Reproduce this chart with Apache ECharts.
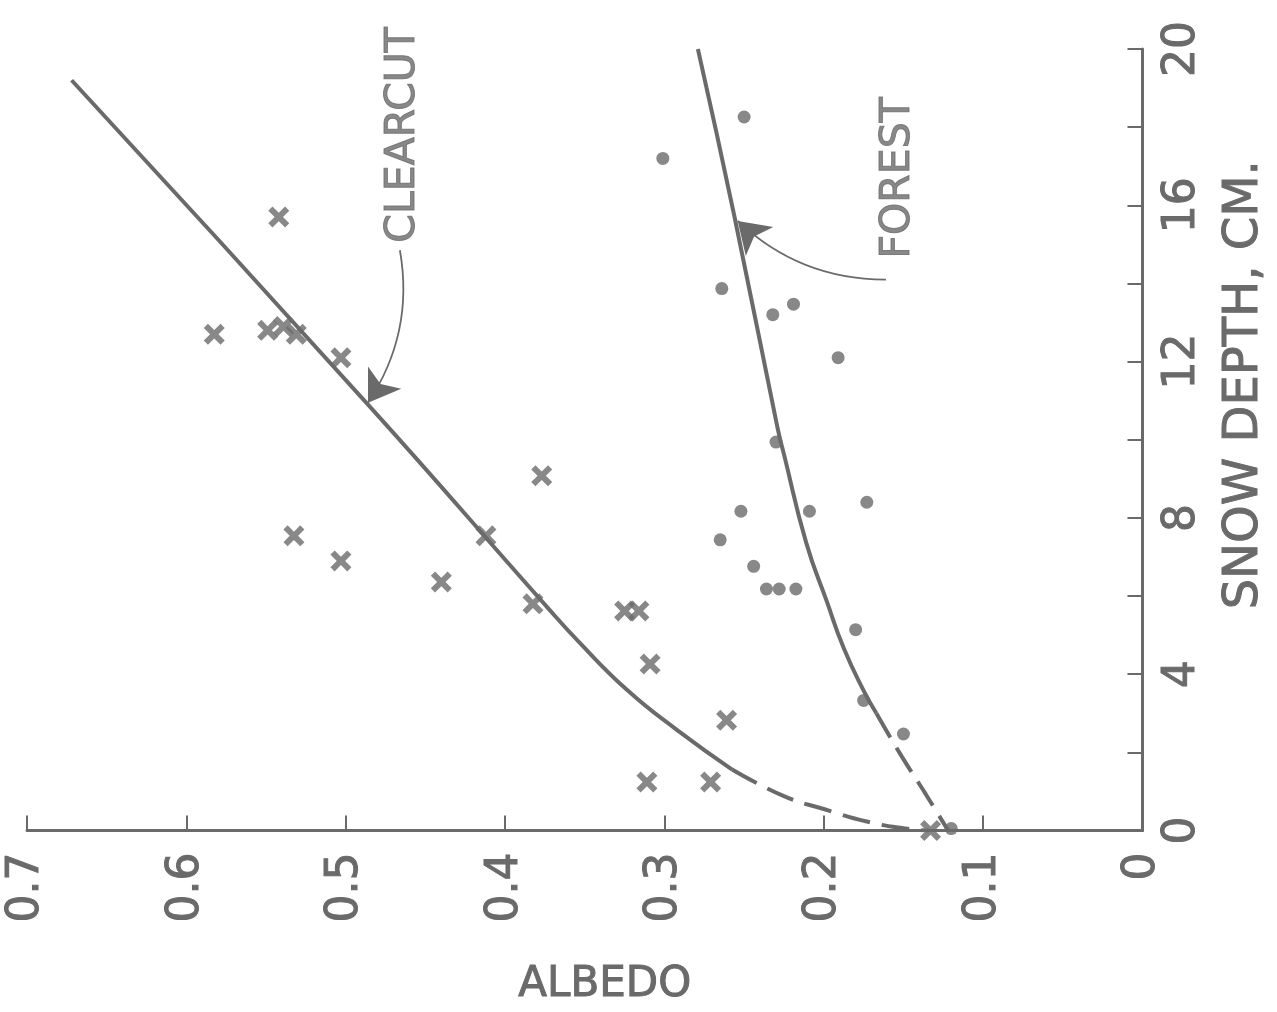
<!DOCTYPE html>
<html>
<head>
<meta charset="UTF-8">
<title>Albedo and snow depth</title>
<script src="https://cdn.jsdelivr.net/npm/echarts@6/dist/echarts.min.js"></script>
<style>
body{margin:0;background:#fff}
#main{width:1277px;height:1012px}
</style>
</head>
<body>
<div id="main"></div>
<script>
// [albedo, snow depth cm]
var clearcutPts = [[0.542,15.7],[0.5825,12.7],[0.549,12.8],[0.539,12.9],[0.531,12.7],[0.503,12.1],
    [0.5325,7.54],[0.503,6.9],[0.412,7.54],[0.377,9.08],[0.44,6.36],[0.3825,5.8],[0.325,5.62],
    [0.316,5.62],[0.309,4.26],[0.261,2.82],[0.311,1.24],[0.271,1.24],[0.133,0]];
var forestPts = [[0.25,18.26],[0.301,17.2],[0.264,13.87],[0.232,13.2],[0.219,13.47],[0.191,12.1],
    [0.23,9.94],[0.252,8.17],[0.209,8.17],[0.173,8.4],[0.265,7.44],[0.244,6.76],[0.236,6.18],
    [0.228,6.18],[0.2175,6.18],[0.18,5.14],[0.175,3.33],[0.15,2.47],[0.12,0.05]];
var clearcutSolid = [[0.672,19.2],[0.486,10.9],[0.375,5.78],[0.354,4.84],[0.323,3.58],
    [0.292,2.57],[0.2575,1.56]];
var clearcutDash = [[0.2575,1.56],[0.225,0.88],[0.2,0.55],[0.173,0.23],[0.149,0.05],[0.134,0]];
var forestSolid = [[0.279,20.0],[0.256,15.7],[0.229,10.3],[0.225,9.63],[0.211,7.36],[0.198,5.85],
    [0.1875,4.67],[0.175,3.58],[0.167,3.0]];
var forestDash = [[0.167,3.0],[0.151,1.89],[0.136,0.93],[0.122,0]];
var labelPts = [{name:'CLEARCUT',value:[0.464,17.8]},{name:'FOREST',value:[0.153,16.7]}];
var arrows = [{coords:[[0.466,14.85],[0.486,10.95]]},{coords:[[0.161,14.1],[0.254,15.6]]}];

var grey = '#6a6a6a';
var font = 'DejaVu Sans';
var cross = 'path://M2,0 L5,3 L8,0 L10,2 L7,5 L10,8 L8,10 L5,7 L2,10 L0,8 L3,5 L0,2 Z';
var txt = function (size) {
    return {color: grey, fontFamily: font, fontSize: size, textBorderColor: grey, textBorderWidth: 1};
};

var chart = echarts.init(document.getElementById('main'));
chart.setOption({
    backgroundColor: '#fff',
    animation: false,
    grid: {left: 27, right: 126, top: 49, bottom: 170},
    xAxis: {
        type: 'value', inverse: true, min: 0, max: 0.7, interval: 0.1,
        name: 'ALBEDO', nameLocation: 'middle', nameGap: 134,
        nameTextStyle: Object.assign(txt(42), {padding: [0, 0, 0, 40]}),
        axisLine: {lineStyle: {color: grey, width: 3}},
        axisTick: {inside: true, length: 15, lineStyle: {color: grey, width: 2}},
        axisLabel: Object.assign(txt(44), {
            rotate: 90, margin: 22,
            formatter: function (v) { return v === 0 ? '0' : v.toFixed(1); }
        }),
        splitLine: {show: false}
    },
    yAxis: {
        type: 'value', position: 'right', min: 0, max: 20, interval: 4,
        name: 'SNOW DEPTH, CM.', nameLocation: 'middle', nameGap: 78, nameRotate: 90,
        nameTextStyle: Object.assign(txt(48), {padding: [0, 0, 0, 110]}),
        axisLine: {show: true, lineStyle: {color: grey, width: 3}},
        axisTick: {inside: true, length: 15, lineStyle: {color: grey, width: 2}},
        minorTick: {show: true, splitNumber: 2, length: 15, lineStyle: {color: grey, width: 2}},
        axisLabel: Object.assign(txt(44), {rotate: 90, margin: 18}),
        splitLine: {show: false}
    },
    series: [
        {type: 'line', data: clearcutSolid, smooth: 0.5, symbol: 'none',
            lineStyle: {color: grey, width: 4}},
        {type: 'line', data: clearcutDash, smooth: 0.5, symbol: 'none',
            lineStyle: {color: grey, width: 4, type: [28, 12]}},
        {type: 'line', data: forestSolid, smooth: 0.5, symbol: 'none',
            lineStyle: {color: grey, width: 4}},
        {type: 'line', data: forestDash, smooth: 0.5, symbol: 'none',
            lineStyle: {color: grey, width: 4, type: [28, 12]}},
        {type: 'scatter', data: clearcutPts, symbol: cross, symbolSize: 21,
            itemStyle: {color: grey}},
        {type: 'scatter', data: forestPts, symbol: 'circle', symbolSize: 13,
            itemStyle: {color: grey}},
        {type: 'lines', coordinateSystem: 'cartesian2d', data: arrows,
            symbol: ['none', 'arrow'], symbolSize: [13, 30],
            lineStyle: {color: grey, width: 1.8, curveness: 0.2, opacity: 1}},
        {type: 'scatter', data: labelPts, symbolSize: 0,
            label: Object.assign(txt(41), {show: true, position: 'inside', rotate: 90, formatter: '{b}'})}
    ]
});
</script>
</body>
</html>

» **GOAL OF THE EXERCISE**:
Give back every line exactly as it stands, pictures excluded.

» **TASK OUTPUT**:
Reproduce this chart with Apache ECharts.
<!DOCTYPE html>
<html>
<head>
<meta charset="UTF-8">
<title>Albedo and snow depth</title>
<script src="https://cdn.jsdelivr.net/npm/echarts@6/dist/echarts.min.js"></script>
<style>
body{margin:0;background:#fff}
#main{width:1277px;height:1012px}
</style>
</head>
<body>
<div id="main"></div>
<script>
// [albedo, snow depth cm]
var clearcutPts = [[0.542,15.7],[0.5825,12.7],[0.549,12.8],[0.539,12.9],[0.531,12.7],[0.503,12.1],
    [0.5325,7.54],[0.503,6.9],[0.412,7.54],[0.377,9.08],[0.44,6.36],[0.3825,5.8],[0.325,5.62],
    [0.316,5.62],[0.309,4.26],[0.261,2.82],[0.311,1.24],[0.271,1.24],[0.133,0]];
var forestPts = [[0.25,18.26],[0.301,17.2],[0.264,13.87],[0.232,13.2],[0.219,13.47],[0.191,12.1],
    [0.23,9.94],[0.252,8.17],[0.209,8.17],[0.173,8.4],[0.265,7.44],[0.244,6.76],[0.236,6.18],
    [0.228,6.18],[0.2175,6.18],[0.18,5.14],[0.175,3.33],[0.15,2.47],[0.12,0.05]];
var clearcutSolid = [[0.672,19.2],[0.486,10.9],[0.375,5.78],[0.354,4.84],[0.323,3.58],
    [0.292,2.57],[0.2575,1.56]];
var clearcutDash = [[0.2575,1.56],[0.225,0.88],[0.2,0.55],[0.173,0.23],[0.149,0.05],[0.134,0]];
var forestSolid = [[0.279,20.0],[0.256,15.7],[0.229,10.3],[0.225,9.63],[0.211,7.36],[0.198,5.85],
    [0.1875,4.67],[0.175,3.58],[0.167,3.0]];
var forestDash = [[0.167,3.0],[0.151,1.89],[0.136,0.93],[0.122,0]];
var labelPts = [{name:'CLEARCUT',value:[0.464,17.8]},{name:'FOREST',value:[0.153,16.7]}];
var arrows = [{coords:[[0.466,14.85],[0.486,10.95]]},{coords:[[0.161,14.1],[0.254,15.6]]}];

var grey = '#6a6a6a';
var font = 'DejaVu Sans';
var cross = 'path://M2,0 L5,3 L8,0 L10,2 L7,5 L10,8 L8,10 L5,7 L2,10 L0,8 L3,5 L0,2 Z';
var txt = function (size) {
    return {color: grey, fontFamily: font, fontSize: size, textBorderColor: grey, textBorderWidth: 1};
};

var chart = echarts.init(document.getElementById('main'));
chart.setOption({
    backgroundColor: '#fff',
    animation: false,
    grid: {left: 27, right: 126, top: 49, bottom: 170},
    xAxis: {
        type: 'value', inverse: true, min: 0, max: 0.7, interval: 0.1,
        name: 'ALBEDO', nameLocation: 'middle', nameGap: 134,
        nameTextStyle: Object.assign(txt(42), {padding: [0, 0, 0, 40]}),
        axisLine: {lineStyle: {color: grey, width: 3}},
        axisTick: {inside: true, length: 15, lineStyle: {color: grey, width: 2}},
        axisLabel: Object.assign(txt(44), {
            rotate: 90, margin: 22,
            formatter: function (v) { return v === 0 ? '0' : v.toFixed(1); }
        }),
        splitLine: {show: false}
    },
    yAxis: {
        type: 'value', position: 'right', min: 0, max: 20, interval: 4,
        name: 'SNOW DEPTH, CM.', nameLocation: 'middle', nameGap: 78, nameRotate: 90,
        nameTextStyle: Object.assign(txt(48), {padding: [0, 0, 0, 110]}),
        axisLine: {show: true, lineStyle: {color: grey, width: 3}},
        axisTick: {inside: true, length: 15, lineStyle: {color: grey, width: 2}},
        minorTick: {show: true, splitNumber: 2, length: 15, lineStyle: {color: grey, width: 2}},
        axisLabel: Object.assign(txt(44), {rotate: 90, margin: 18}),
        splitLine: {show: false}
    },
    series: [
        {type: 'line', data: clearcutSolid, smooth: 0.5, symbol: 'none',
            lineStyle: {color: grey, width: 4}},
        {type: 'line', data: clearcutDash, smooth: 0.5, symbol: 'none',
            lineStyle: {color: grey, width: 4, type: [28, 12]}},
        {type: 'line', data: forestSolid, smooth: 0.5, symbol: 'none',
            lineStyle: {color: grey, width: 4}},
        {type: 'line', data: forestDash, smooth: 0.5, symbol: 'none',
            lineStyle: {color: grey, width: 4, type: [28, 12]}},
        {type: 'scatter', data: clearcutPts, symbol: cross, symbolSize: 21,
            itemStyle: {color: grey}},
        {type: 'scatter', data: forestPts, symbol: 'circle', symbolSize: 13,
            itemStyle: {color: grey}},
        {type: 'lines', coordinateSystem: 'cartesian2d', data: arrows,
            symbol: ['none', 'arrow'], symbolSize: [13, 30],
            lineStyle: {color: grey, width: 1.8, curveness: 0.2, opacity: 1}},
        {type: 'scatter', data: labelPts, symbolSize: 0,
            label: Object.assign(txt(41), {show: true, position: 'inside', rotate: 90, formatter: '{b}'})}
    ]
});
</script>
</body>
</html>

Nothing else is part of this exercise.